§ **Short problem**:
Identify the lines that include the word "chart", then copy all of them.

§ **Task inputs**:
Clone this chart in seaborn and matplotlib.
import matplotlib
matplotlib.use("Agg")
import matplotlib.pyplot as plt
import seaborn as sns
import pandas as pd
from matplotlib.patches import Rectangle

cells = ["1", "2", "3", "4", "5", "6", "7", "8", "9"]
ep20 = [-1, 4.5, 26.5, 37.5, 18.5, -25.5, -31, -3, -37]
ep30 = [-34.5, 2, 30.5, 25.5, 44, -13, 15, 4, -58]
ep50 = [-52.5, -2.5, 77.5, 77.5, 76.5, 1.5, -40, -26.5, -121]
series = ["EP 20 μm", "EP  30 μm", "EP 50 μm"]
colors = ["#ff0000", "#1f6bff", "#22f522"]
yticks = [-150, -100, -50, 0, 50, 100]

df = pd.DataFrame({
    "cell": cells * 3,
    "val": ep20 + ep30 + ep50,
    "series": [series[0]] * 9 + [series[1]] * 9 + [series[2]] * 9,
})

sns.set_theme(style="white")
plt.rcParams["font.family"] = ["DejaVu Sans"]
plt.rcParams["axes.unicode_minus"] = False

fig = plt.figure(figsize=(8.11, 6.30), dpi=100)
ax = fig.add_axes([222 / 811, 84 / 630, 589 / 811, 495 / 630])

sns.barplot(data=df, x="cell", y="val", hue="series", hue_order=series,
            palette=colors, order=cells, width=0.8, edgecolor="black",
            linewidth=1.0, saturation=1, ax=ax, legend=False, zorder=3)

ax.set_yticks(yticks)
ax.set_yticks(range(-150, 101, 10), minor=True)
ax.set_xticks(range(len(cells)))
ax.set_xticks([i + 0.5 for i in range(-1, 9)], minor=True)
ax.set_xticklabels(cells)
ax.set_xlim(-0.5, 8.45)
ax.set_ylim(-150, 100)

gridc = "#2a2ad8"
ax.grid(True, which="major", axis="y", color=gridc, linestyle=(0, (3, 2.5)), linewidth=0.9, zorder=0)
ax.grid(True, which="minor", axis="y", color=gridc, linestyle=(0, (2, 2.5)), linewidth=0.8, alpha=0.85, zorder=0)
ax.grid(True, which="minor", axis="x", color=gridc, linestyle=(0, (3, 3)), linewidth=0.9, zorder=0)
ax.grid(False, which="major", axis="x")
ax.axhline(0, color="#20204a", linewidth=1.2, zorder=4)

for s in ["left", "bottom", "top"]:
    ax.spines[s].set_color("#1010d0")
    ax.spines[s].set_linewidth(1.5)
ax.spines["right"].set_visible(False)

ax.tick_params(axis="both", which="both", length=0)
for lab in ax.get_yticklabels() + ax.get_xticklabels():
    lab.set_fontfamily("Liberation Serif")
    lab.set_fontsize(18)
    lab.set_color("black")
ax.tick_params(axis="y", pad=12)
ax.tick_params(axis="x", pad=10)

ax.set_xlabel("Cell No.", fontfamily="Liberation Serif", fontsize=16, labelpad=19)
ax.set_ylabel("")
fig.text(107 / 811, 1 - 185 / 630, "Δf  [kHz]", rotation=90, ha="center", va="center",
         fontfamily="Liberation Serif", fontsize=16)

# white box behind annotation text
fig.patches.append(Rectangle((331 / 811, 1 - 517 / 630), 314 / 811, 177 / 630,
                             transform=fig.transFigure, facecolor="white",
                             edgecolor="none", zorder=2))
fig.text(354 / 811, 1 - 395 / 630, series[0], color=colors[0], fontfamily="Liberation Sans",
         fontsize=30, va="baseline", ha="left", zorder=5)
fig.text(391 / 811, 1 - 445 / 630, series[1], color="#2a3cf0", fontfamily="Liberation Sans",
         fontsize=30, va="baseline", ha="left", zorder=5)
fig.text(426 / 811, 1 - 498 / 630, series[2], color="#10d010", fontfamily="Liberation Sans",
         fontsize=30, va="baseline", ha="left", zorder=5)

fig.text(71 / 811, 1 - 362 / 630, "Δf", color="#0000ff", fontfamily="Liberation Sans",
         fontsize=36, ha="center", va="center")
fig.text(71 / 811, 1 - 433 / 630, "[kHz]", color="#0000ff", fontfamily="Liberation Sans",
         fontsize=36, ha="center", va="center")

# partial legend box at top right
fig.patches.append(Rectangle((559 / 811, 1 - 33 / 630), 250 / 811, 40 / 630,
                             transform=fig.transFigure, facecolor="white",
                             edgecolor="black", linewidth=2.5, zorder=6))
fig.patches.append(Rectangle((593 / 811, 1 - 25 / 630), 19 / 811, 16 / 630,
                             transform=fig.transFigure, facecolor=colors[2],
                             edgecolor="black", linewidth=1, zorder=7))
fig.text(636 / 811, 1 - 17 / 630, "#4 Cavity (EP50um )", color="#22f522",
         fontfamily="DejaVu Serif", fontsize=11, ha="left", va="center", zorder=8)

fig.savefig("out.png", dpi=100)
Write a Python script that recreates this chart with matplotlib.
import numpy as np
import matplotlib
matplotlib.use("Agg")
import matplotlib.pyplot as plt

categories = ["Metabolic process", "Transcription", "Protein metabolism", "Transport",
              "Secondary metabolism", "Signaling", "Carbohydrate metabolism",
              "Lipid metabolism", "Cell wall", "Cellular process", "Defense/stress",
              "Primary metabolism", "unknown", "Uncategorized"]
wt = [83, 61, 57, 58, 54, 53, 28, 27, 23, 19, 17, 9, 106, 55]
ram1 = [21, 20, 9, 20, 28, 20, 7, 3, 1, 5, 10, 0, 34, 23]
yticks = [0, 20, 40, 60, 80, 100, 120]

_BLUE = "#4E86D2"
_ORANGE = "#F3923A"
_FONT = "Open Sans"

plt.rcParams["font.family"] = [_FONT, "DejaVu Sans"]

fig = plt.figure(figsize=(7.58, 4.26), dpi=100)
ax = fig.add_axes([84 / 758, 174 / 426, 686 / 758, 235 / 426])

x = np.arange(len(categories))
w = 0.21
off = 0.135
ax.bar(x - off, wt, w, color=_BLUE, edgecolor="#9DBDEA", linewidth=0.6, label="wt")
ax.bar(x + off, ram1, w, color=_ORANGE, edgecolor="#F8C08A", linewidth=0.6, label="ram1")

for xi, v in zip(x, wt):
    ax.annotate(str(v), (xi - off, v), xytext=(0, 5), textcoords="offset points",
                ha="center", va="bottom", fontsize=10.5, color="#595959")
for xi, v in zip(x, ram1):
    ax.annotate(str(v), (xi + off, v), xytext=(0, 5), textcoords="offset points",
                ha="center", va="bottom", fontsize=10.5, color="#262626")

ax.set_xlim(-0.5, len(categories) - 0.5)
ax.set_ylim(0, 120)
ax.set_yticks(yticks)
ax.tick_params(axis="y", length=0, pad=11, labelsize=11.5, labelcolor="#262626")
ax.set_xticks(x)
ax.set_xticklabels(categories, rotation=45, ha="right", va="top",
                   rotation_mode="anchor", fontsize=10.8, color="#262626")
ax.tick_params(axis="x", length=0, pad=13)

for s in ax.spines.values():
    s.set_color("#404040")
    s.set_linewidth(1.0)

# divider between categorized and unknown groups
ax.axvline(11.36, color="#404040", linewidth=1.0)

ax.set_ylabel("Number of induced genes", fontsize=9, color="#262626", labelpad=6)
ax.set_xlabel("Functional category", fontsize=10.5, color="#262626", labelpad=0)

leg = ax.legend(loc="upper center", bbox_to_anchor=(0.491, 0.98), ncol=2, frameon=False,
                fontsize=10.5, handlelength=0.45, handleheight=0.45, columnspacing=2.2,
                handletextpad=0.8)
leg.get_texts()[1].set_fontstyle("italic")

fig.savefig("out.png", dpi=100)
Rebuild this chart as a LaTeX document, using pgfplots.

§ **Expected answer**:
Clone this chart in seaborn and matplotlib.
Write a Python script that recreates this chart with matplotlib.
Rebuild this chart as a LaTeX document, using pgfplots.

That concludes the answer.